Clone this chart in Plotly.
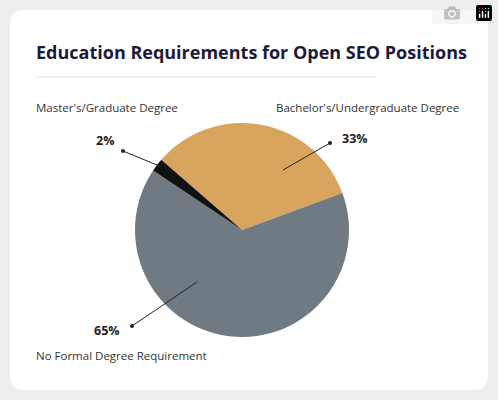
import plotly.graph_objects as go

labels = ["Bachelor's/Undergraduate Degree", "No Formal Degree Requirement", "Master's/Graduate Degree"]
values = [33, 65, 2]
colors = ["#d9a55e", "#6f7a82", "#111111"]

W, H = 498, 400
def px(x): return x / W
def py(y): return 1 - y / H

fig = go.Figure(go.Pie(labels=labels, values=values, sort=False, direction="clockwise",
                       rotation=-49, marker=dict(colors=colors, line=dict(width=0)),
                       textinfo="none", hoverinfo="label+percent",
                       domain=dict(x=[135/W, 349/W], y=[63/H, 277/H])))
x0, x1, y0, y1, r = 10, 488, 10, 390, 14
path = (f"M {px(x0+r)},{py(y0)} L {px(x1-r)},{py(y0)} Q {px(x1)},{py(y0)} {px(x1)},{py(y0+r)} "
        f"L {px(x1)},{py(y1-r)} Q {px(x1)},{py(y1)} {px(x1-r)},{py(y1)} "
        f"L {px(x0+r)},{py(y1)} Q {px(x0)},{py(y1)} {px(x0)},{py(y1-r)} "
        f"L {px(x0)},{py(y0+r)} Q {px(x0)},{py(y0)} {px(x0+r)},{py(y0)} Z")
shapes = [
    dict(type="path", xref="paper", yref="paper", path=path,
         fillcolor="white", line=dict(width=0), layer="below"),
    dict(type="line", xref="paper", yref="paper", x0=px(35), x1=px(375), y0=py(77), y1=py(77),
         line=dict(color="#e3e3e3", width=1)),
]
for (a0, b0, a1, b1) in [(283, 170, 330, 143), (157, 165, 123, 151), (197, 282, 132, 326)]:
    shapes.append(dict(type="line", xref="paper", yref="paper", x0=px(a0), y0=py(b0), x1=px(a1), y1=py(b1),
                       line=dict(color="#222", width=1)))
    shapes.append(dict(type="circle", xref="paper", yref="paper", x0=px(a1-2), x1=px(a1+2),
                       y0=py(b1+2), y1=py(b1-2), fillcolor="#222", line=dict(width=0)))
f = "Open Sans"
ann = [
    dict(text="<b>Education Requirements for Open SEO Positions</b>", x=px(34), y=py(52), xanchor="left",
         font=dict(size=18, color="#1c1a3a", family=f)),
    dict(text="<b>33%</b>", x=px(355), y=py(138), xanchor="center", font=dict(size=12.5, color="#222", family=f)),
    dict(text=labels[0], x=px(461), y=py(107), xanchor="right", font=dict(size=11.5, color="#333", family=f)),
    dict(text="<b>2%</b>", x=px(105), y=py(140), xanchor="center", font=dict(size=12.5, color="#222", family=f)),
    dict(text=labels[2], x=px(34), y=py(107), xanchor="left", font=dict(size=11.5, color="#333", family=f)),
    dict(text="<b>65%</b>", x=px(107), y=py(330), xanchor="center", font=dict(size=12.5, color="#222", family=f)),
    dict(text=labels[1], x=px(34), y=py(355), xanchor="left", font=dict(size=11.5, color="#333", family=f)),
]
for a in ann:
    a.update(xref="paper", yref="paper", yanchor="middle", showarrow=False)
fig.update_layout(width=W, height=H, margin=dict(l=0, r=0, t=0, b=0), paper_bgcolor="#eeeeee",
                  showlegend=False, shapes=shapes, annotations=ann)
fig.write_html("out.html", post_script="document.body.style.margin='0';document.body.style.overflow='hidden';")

**What is needed**
Write out an exact copy of the listing, first line through the line containing "def py(y): return 1 - y / H", with the pictures left out.

**Solved problem**
Clone this chart in Plotly.
import plotly.graph_objects as go

labels = ["Bachelor's/Undergraduate Degree", "No Formal Degree Requirement", "Master's/Graduate Degree"]
values = [33, 65, 2]
colors = ["#d9a55e", "#6f7a82", "#111111"]

W, H = 498, 400
def px(x): return x / W
def py(y): return 1 - y / H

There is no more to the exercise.